It’s boring only hearing from the same few students! – Encouraging Oral Participation

It’s boring only hearing from the same few students! – Encouraging Oral Participation

Recently, a colleague observed my grammar class. The 30 learners are B2-C1 level and the class is required for their degree programme (English Studies). I usually set up my gramamr classes so that the activities build on each other to move from re-capping basic points to more advanced fineties of certain structures, so we discuss answers to exercises together to check everyone has understood before we move forward.

Usually, I do think-pair-share, or check answers in plenum. But often only a few students volunteer to share their answers with the class and I end up trying to coax the others into speaking.

I’d never really noticed before, but my colleague pointed out that I often say “It’s boring only hearing from the same few students!” He suggested that this might make those who volunteer to contribute feel that they are boring or should not put their hands up so often: the opposite effect of what I’m trying to achieve. And so I am trying to think of new things to say, of new ways to encourage the others to share their answers. 

So far, I’ve tried “Let’s hear from someone new” and things like “Let’s hear from someone in the back row”. I sometimes also call on individual students, but I often have the feeling that they don’t like being put on the spot like that…

And so this blog post is rather a plea – please help! What else can I say or do to encourage other students to volunteer to share their answers in plenum?? Please write your suggestions below!!


8 thoughts on “It’s boring only hearing from the same few students! – Encouraging Oral Participation

  1. Hi Clare! Happy Christmas!

    I’ve used a variety of nominating techniques in my classes for a long time now, all based on the notion that a wrong idea is as important as a correct one. Some of my colleagues always use peer nomination, however I only use this initially, and when I feel the need to make a point of the students’ ownership of the classroom and learning process. The rest of the time I choose, not on the basis of who has the right answer, but to share out the answers evenly among the class, encourage weaker or more nervous students, and use this open-class feedback as a way to develop discussion about the answers in the class. It can even be done drawing lotts if you want to add a frisson of excitement to a lesson(!) My main aim here is to encourage discussion and reduce students’ fear of saying something “stupid” or not knowing, and making all the learners in the class teachers through peer discussion of answers, generating a virtuous circle of engagement. Building understanding through this technique works even with my elementary and beginner students, and creates much more enthusiasm for discussing answers and questioning them, rather than suffering in silence!
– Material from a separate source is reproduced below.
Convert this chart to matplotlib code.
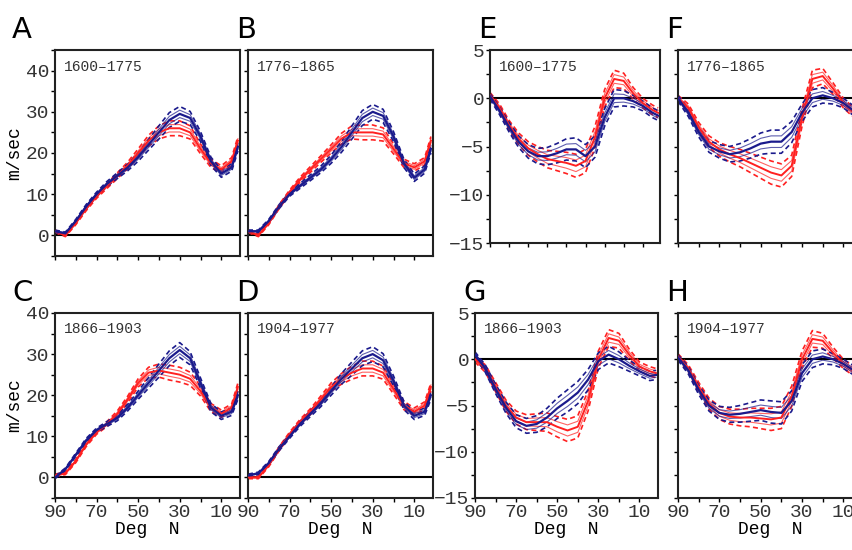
import numpy as np
import matplotlib.pyplot as plt
from matplotlib.ticker import MultipleLocator

lats = [90, 85, 80, 75, 70, 65, 60, 55, 50, 45, 40, 35, 30, 25, 20, 15, 10, 5, 2]

# zonal wind (A-D)
a_red = [1, 0, 3, 6.5, 9.5, 12, 14.5, 17, 20, 23, 25, 26, 26, 25, 21, 17.5, 16, 18, 23]
a_blue = [1, 0.5, 3.5, 7, 10, 12.5, 14.5, 16.5, 19, 22, 25, 28, 29.5, 28.5, 24, 18, 15, 16.5, 21.5]
b_red = [1, 0, 3, 7, 10.5, 13.5, 16, 18.5, 21, 23.5, 25, 25, 25, 24.5, 21, 17.5, 16.5, 18, 23]
b_blue = [1, 1, 3.5, 7, 10, 12, 14, 16, 18.5, 21.5, 25, 28.5, 30, 29, 24, 17.5, 14, 16, 21]
c_red = [0.5, 1, 4, 8, 11, 13, 15.5, 19, 23, 25.5, 26, 25.5, 25, 24, 21, 17, 15.5, 17, 22]
c_blue = [0, 2, 5.5, 9, 11.5, 13, 14.5, 17, 20, 23, 26, 29, 31, 29, 23, 17, 15, 16, 20]
d_red = [0, 0, 3, 7, 10.5, 13.5, 16, 19, 22, 24, 25.5, 26.5, 26.5, 25.5, 21.5, 17.5, 16, 17.5, 22]
d_blue = [0.5, 1, 3.5, 7, 10, 13, 15.5, 18, 21, 24, 26.5, 29, 30, 28.5, 23.5, 17.5, 15, 16, 20]
wind_spread = [0.3, 0.3, 0.4, 0.5, 0.5, 0.6, 0.7, 0.8, 1.0, 1.3, 1.6, 1.8, 1.8, 1.6, 1.2, 1.0, 0.9, 0.9, 1.0]

# anomalies (E-H)
e_red = [0.3, -1, -2.8, -4.2, -5.2, -5.8, -6.3, -6.5, -6.7, -7, -6.5, -4, 0, 2, 1.8, 0.5, -0.5, -1.2, -1.5]
e_blue = [0.2, -1.3, -3, -4.5, -5.5, -6, -6, -5.7, -5.3, -5.3, -6, -5, -2, 0, 0, -0.3, -0.8, -1.5, -1.8]
f_red = [0, -1, -3, -4.5, -5.3, -5.8, -6.2, -6.7, -7.2, -7.7, -8, -7, -2, 2, 2.3, 1, -0.5, -1.5, -2]
f_blue = [0, -1.5, -3.5, -5, -5.5, -5.8, -5.6, -5.2, -4.7, -4.5, -4.5, -3.5, -1.5, 0, 0.3, 0, -0.5, -1.3, -1.8]
g_red = [0, -1, -3, -5, -6.3, -6.8, -6.8, -6.8, -7.3, -7.7, -7.3, -4.5, 0, 2.3, 2, 0.5, -0.8, -1.3, -1.5]
g_blue = [0.5, -1, -3.2, -5.2, -6.7, -7.2, -7, -6.3, -5.3, -4.5, -3.6, -2.2, -0.2, 0.5, 0, -0.7, -1.3, -1.8, -1.7]
h_red = [0.3, -1, -3, -4.8, -5.8, -6.2, -6.3, -6.3, -6.4, -6.5, -6.3, -4, 0, 2.2, 2, 0.7, -0.5, -1.3, -2]
h_blue = [0.2, -1.2, -3.3, -5, -5.8, -6, -5.9, -5.7, -5.5, -5.7, -5.8, -4.5, -1.5, 0, 0.3, 0, -0.5, -1.2, -1.7]
anom_spread = [0.3, 0.4, 0.5, 0.6, 0.7, 0.8, 0.9, 1.0, 1.1, 1.2, 1.2, 1.1, 0.9, 0.9, 0.8, 0.6, 0.5, 0.5, 0.5]

periods = ['1600\u20131775', '1776\u20131865', '1866\u20131903', '1904\u20131977']

W, H = 852, 550
fig = plt.figure(figsize=(W / 100, H / 100), dpi=100)
mono = 'Liberation Mono'

def box(l, r, t, b):
    return [l / W, 1 - b / H, (r - l) / W, (b - t) / H]

panels = [
    ('A', box(55, 240, 50, 256), a_red, a_blue, wind_spread, periods[0], 'wind', True, False),
    ('B', box(248, 433, 50, 256), b_red, b_blue, wind_spread, periods[1], 'wind', False, False),
    ('E', box(490, 660, 50, 243), e_red, e_blue, anom_spread, periods[0], 'anom', True, False),
    ('F', box(678, 862, 50, 243), f_red, f_blue, anom_spread, periods[1], 'anom', False, False),
    ('C', box(55, 240, 313, 498), c_red, c_blue, wind_spread, periods[2], 'wind', True, True),
    ('D', box(248, 433, 313, 498), d_red, d_blue, wind_spread, periods[3], 'wind', False, True),
    ('G', box(475, 658, 313, 498), g_red, g_blue, anom_spread, periods[2], 'anom', True, True),
    ('H', box(678, 862, 313, 498), h_red, h_blue, anom_spread, periods[3], 'anom', False, True),
]

for letter, pos, red, blue, spread, period, kind, ylab, xlab in panels:
    ax = fig.add_axes(pos)
    x = np.array(lats)
    sd = np.array(spread)
    for vals, col, lw in [(red, '#ff2020', 1.4), (blue, '#1a1a8c', 1.6)]:
        v = np.array(vals)
        ax.plot(x, v, color=col, lw=lw, zorder=3)
        for k in (-0.5, 0.5):
            ax.plot(x, v + k * sd, color=col, lw=0.8, alpha=0.7, zorder=2)
        for k in (-1, 1):
            ax.plot(x, v + k * sd, color=col, lw=1.2, ls=(0, (3, 2)), zorder=2)
    ax.axhline(0, color='black', lw=1.5, zorder=1)
    ax.set_xlim(90, 1)
    if kind == 'wind':
        ax.set_ylim(-5, 45 if not xlab else 40)
        ax.yaxis.set_major_locator(MultipleLocator(10))
        ax.yaxis.set_minor_locator(MultipleLocator(5))
        ax.set_yticks([0, 10, 20, 30, 40])
    else:
        ax.set_ylim(-15, 5)
        ax.yaxis.set_major_locator(MultipleLocator(5))
        ax.yaxis.set_minor_locator(MultipleLocator(2.5))
    ax.set_xticks([90, 70, 50, 30, 10])
    ax.xaxis.set_minor_locator(MultipleLocator(10))
    ax.tick_params(which='both', direction='out', length=3, width=1, labelsize=14, pad=1)
    if not xlab:
        ax.tick_params(axis='x', labelbottom=False)
    else:
        ax.set_xlabel('Deg  N', fontsize=13, family=mono, labelpad=0)
    if not ylab:
        ax.tick_params(axis='y', labelleft=False)
    elif kind == 'wind':
        ax.set_ylabel('m/sec', fontsize=13, family=mono, labelpad=2)
    for lbl in ax.get_xticklabels() + ax.get_yticklabels():
        lbl.set_family(mono)
        lbl.set_color('#333333')
    for s in ax.spines.values():
        s.set_linewidth(1.5)
        s.set_color('#222222')
    ax.text(0.05, 0.95, period, transform=ax.transAxes, ha='left', va='top',
            fontsize=10.5, family=mono, color='#333333')
    fig.text(pos[0] - (43 if ylab and kind == 'wind' else 12) / W, pos[1] + pos[3] + 6 / H,
             letter, fontsize=21, ha='left', va='bottom')

fig.savefig('out.png', dpi=100)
Well, I hope that doesn’t seem too much like teaching granny to suck eggs! 🙂

    Have a good holiday! X

    Liked by 1 person

    1. Thanks for your comment and ideas, Adam! I like the point about ownership of learning! Will definitely start to preach that more openly when I’m back in the classroom next week! Clare 🙂


  2. What about…I have a fondness for giving ss tokens to ‘spend’…to ensure they all participate once at least. Be sure to tell them they can all participate as many times as they like but they all need to say something at least once. Or twice…depending on how long the class is…

    Liked by 1 person

  3. Thanks Genevieve! We have tried the tokens approach, but I think the problem is that we honestly don’t always have time to hear from everyone, and also students ended up saying pointless things because they knew they were expected to speak, but didn’t really add anything to the feedback. Some of them also complained that it was too childish (I teach at a university)…. I guess we’ll never please every one!


  4. Hi, Clare,

    Sorry I’m late. Traffic coming up the A9 was horrendous!

    Anyway, how much luck are you now having with this issue? If you’re still after suggestions, you could try

    I. Asking ss to nominate each other

    II. Selecting ss randomly by drawing names from a tin (favoured method of some UK teachers)

    III. Ranking them according to how much they’ve contributed (scoresheet on the board or in clear view, perhaps)

    IV Positive encouragement like “I’d love to hear a wider range of ideas” or “This could get really interesting if we got a few more ideas from everyone”

    V GIve them a short questionnaire whenever there’s time to get one done:

    What topics do they feel knowledgeable about? What do they enjoy talking about? Why is it important for them to speak in class? What is difficult or off-putting about speaking in class?

    Their answers may help you find a solution, or they might discuss their responses together (you hiding in a cupboard or somewhere so timid ss don’t clam up) and figure out a solution for themselves.


  5. Hi Robert! Thanks for your ideas. It’s the semester break now, so I’ll have to wait til next term to try them out.
    I already do number IV, which sometimes helps. A colleague tried something like II but students found it a bit childish (we’re at uni). Maybe I and definitely V will help in future! Will let you know!